Amitabh Kant: G20 must focus on development, not politics | India Business News

Ahead of the crucial summit in New Delhi, G20 sherpa Amitabh Kant told TOI that India will push the development agenda, while geopolitics can be discussed later as G20 was not the right forum for it. Excerpts:
From the first meeting in Andamans last year to next week’s meeting of sherpas in Manesar, how much distance have you travelled and are things on course?

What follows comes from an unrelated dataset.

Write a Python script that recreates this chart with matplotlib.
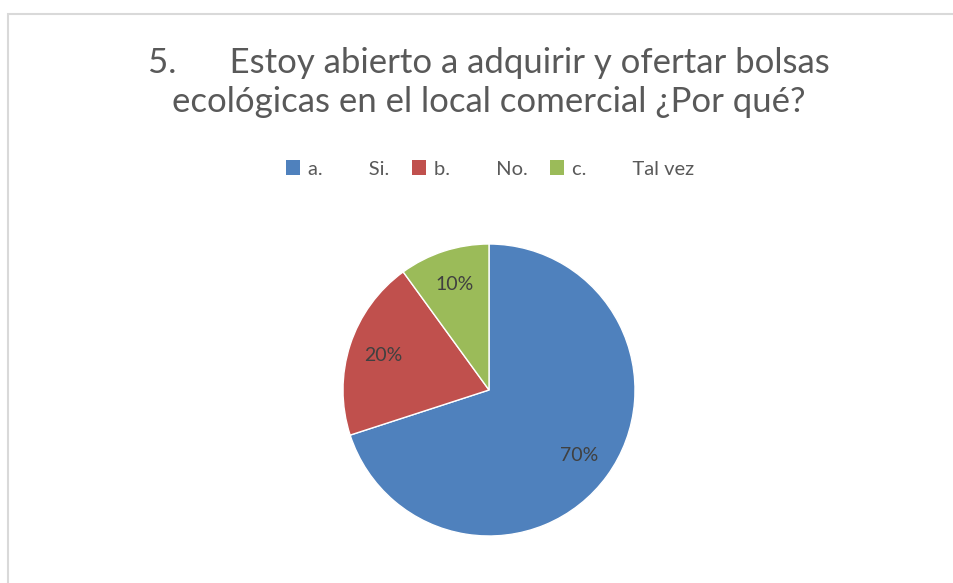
import matplotlib.pyplot as plt
from matplotlib.patches import Patch, Rectangle

# data
categories = ["a.         Si.", "b.         No.", "c.         Tal vez"]
shares = [70, 20, 10]
colors = ["#4F81BD", "#C0504D", "#9BBB59"]
title = "5.      Estoy abierto a adquirir y ofertar bolsas\necológicas en el local comercial ¿Por qué?"

plt.rcParams['font.family'] = ['Lato', 'DejaVu Sans']

W, H = 954, 583
fig = plt.figure(figsize=(W / 100, H / 100), dpi=100)

# light grey chart border (cropped at right / bottom)
fig.patches.append(Rectangle((8.5 / W, -0.1), 1.2, (H - 14.5) / H + 0.1,
                             transform=fig.transFigure, fill=False,
                             edgecolor="#d9d9d9", linewidth=1.5))

fig.text(489 / W, 1 - 82.5 / H, title, ha="center", va="center",
         fontsize=25, color="#595959", linespacing=1.28)

# pie
cx, cy, r = 489, H - 390, 146
ax = fig.add_axes([(cx - r) / W, (cy - r) / H, 2 * r / W, 2 * r / H])
wedges, texts, autotexts = ax.pie(
    shares, colors=colors, startangle=90, counterclock=False,
    autopct="%d%%", pctdistance=0.76,
    wedgeprops=dict(edgecolor="white", linewidth=1),
    textprops=dict(color="#404040", fontsize=14))
ax.set_xlim(-1, 1)
ax.set_ylim(-1, 1)

handles = [Patch(facecolor=c) for c in colors]
fig.legend(handles, categories, loc="center", bbox_to_anchor=(490 / W, 1 - 169 / H),
           ncol=3, frameon=False, fontsize=14.5, labelcolor="#595959",
           handlelength=0.7, handleheight=0.7, handletextpad=0.4,
           columnspacing=1.1)

fig.savefig("out.png", dpi=100)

We’ve covered huge ground. As PM Narendra Modi had desired, our presidency has been inclusive, decisive, ambitious and action-oriented. We’ve pursued this vision vigorously. We have driven a vast range of very positive, constructive and forward-looking consensus on a range of developmental issues. We have been pursuing the voice of the Global South. We have worked on the reform and redesign of multilateral financial institutions – what needs to be done and how new instruments can all play a key role in providing long-term financing to the Global South. The international financial architecture is weighed against the Global South and they need more resources. This is a key priority for us. Then there is a priority of technological transformation and digital public infrastructure (DPI), an area in which India has done a lot of work and created an alternative model to bring in greater financial inclusion and built a range of DPIs. Taking this to the world will be a key priority and another key priority is to provide greater impetus to women-led development. All along, our effort has been that we build consensus. G20 comprises both developed countries and developing countries, which are at various stages of development. The challenge is to bring consensus and bring everybody on board and yet bring in ambition.

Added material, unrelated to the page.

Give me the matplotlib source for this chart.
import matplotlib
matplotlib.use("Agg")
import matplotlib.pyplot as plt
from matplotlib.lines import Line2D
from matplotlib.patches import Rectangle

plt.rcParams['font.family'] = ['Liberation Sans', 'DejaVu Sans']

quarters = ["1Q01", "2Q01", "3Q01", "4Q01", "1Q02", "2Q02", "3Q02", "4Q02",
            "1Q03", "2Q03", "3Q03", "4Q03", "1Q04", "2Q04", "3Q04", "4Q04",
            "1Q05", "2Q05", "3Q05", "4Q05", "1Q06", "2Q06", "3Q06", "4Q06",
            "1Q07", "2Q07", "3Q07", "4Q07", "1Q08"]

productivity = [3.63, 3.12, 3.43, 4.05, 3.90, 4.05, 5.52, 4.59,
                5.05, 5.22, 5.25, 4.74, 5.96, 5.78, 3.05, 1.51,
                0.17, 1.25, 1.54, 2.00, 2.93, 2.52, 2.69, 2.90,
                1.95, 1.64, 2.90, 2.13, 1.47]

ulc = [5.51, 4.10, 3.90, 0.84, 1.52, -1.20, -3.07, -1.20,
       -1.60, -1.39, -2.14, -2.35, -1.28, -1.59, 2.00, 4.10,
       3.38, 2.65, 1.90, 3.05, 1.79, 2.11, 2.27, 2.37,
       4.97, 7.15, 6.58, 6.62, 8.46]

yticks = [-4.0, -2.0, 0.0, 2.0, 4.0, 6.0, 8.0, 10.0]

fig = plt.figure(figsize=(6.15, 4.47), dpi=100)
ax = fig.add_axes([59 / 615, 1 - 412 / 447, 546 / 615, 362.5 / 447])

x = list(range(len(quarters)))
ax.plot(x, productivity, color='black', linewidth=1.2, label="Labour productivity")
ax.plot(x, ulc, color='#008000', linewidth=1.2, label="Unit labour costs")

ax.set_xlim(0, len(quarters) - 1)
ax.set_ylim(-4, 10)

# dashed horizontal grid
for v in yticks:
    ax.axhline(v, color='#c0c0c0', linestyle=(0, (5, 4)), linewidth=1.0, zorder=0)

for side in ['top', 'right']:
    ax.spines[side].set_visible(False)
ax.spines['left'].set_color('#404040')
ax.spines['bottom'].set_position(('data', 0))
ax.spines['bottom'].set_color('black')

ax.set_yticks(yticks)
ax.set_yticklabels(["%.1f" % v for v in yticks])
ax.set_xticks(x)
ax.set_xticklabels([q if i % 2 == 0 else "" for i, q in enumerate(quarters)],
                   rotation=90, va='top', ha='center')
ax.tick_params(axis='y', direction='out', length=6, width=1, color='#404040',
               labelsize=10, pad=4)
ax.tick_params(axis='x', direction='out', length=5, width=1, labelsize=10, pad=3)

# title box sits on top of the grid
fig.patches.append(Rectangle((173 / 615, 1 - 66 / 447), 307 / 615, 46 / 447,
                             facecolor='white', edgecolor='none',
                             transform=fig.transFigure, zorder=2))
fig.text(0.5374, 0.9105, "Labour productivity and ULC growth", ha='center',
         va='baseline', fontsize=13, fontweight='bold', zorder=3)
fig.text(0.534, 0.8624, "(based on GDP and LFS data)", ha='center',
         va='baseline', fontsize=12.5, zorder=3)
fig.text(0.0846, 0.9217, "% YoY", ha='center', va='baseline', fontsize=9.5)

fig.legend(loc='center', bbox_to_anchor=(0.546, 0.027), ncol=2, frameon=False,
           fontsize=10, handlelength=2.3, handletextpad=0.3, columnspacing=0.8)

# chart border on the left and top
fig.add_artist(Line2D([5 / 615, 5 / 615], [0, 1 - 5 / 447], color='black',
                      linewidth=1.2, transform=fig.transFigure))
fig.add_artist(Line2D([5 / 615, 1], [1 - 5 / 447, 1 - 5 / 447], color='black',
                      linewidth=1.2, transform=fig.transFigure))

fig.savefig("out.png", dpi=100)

What can the leaders expect when they come to Delhi?
They will come to a country, which is now the fifth largest economy and one which has driven a lot of development in the last eight-nine years. They will see our transformed economy, a very vibrant democracy, which is the mother of all democracies, they will see a very dynamic political leadership, they will see a country, which is determined to drive key global agenda and have them on a human centric basis. During the last 20 days, we are having detailed deliberations, which have gone late into the night to discuss the New Delhi leader’s statement. Every word is debated, discussed, and argued. We are confident that all the leaders would be happy to drive an ambitious progressive agenda. It’s a unique opportunity for the leaders to meet, interact and discuss all the pressing challenges which the world is confronted with. Our PM’s leadership will provide a unique opportunity of dynamism and inclusive growth.
In terms of the PM’s message, which he gave during the Bali meeting that this is not an era of war. How do you see that message being taken forward in this meeting?
G20 is an economic forum. It’s a forum for growth, progress and inclusion. It’s not a political forum, the political forum is the United Nations. We had a similar challenge in Bali, where we fell back on the UN resolution to find a way out. Our attempt during our presidency has been to drive the developmental agenda. All these are key issues that are important. Ukraine is not our creation. Our view is that once we have discussed all the developmental issues and arrive at a consensus and move forward, we will take those issues up, and we will do our best to arrive at a constructive and positive discussion on the issues.
Should we expect some discussion on crypto, ethical use of AI and critical minerals, which the PM flagged over the weekend?
The PM had directed us to have a detailed deliberation on these issues as he is of the view that on all these issues, one country alone cannot find a solution. It will require global effort, it will require everybody to bring in consensus. All these issues will find a place for discussion at the leaders level, as a part of our One Earth, One family, one future. G20 is a very important body. Today, it’s more important than the UN Security Council. It’s the only body where you can arrive at a global consensus. Therefore, it’s important that this forum is utilised to discuss some of the key issues confronting the world.
Can you give our readers a sense of the massive logistical efforts that have been put in and the glimpses of what leaders will see?
Our objective will be to display India’s digital power, more than anything else. We would like to display the remarkable and the unique work that India has done on DPI and we would like everybody to experience it. The event is very compact, focused on G20 issues. The leaders will have very detailed deliberation over two days. There is a separate programme for the spouses.
Based on the ministerial meetings, there appear to be some gaps on climate and debt resolution for stressed countries. Which are the other areas where you need to put in more effort?
Right now, we are discussing issues of climate and energy. When we meet physically, the Sherpas will discuss geopolitics as well. Our attempt will be to close all these issues, where consensus was elusive at the ministerials.
The big question is whether we will finally manage to have a communique at the end of the leaders meeting?
Of course, we will have a communique. It will be very progressive, as the PM has said, it will be forward-looking and it will be very ambitious and action-oriented. There’s no doubt about it.
Are you confident of bridging the gaps over geopolitics, political issues?
The war has not been caused by us. It’s our objective that our presidency will be developmental. Throughout the year we brought consensus on all developmental issues. That’s a very major achievement. We should remain focused and steadfast on all developmental issues and not get excessively bogged down by a war, which is not our creation.